Thursday, October 2, 2008

Today is Oct. 2

Today would have been my parents' 60th anniversary. When they married way back in 1948 they told my grandparents they were going to the county fair in Franklin, Ky., the same place where June Carter and Johnny Cash got married. I have never heard what Grandmama and Pappy's reaction was to the news, but I don't think I would have wanted to face Pappy with the news of that elopement.

Sunday we finally finished the moving fiasco. My mother is now in her two bedroom apartment and all of her and Daddy's treasures have been divided between four households.

My greatest treasure, by far, is the big cupboard that my grandmother kept in her kitchen. The bow face cabinet went to live with my sister in Bowling Green, the Jackson Press to the sister's house up the road, and since my sister who lives in Columbia, Tn. didn't want the grandfather clock she let my daughter have it.

And boxes and boxes of glassware are everywhere, all gone to find new homes with four proud new owners who have been told the history of each piece.

This is the last house we will have memories of Daddy living in. The house we all considered home on the farm burned several years ago. In a way I am glad that house is gone, because now we have our memories of it, and don't have to see what other occupants have might have changed about the home place.

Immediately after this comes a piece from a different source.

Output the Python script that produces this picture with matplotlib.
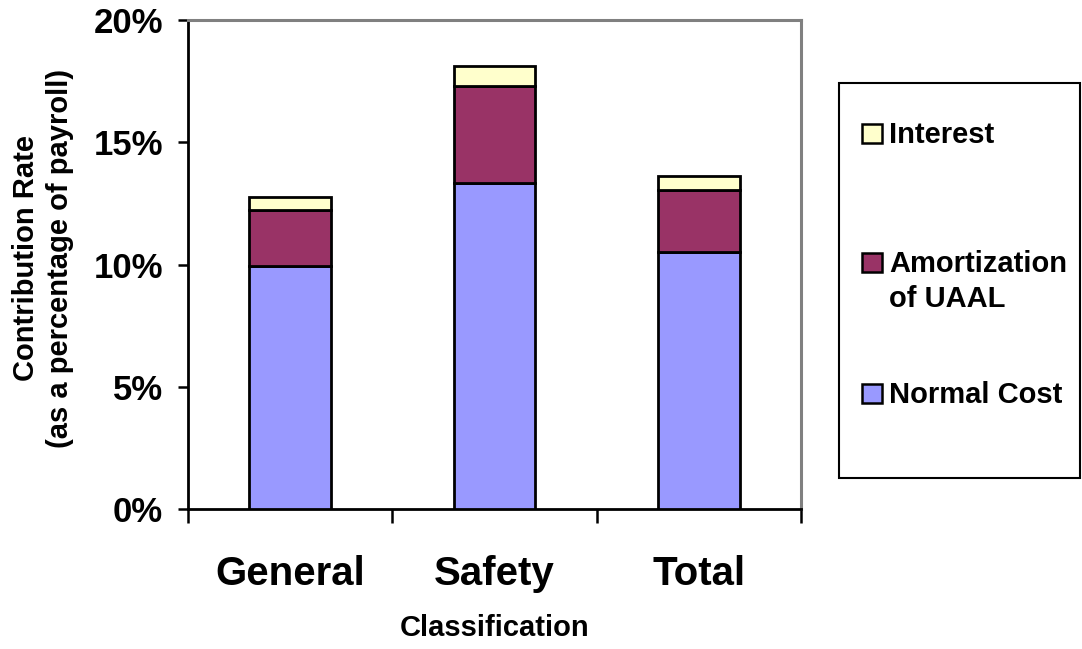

We divided all of Daddy's books up, everything had been left as it was when he died five years ago. Since he was an avid reader, there were quite a few books to go through. His jacket was still hanging on the hook in the utility room where he had hung it himself for the last time. Since I had been working on this moving project for over three weeks I just didn't have the energy to draw for another item so we let my two younger sisters flip for it. Even though the "baby" of the family won the flip she let Ramona have it. They both cried and I had to walk away before the tears started to flow from my eyes as well.

My mother has worked very hard at this being a peaceable distribution of her things and I think, considering the amount of possessions we went through, she achieved her goal.
One of the saddest aspects of losing a parent, or both parents, is the splitting of a family. Siblings do not speak any longer because one feels the other was given more or treated better than another.Or someone gets an "uppity air" and decides they want to be the one who runs the show.

We drew for everything that was in the house, so everyone got an equal number. There are no need for anyone's feelings to have been stepped on.

We all parted as sisters, a family still in tact.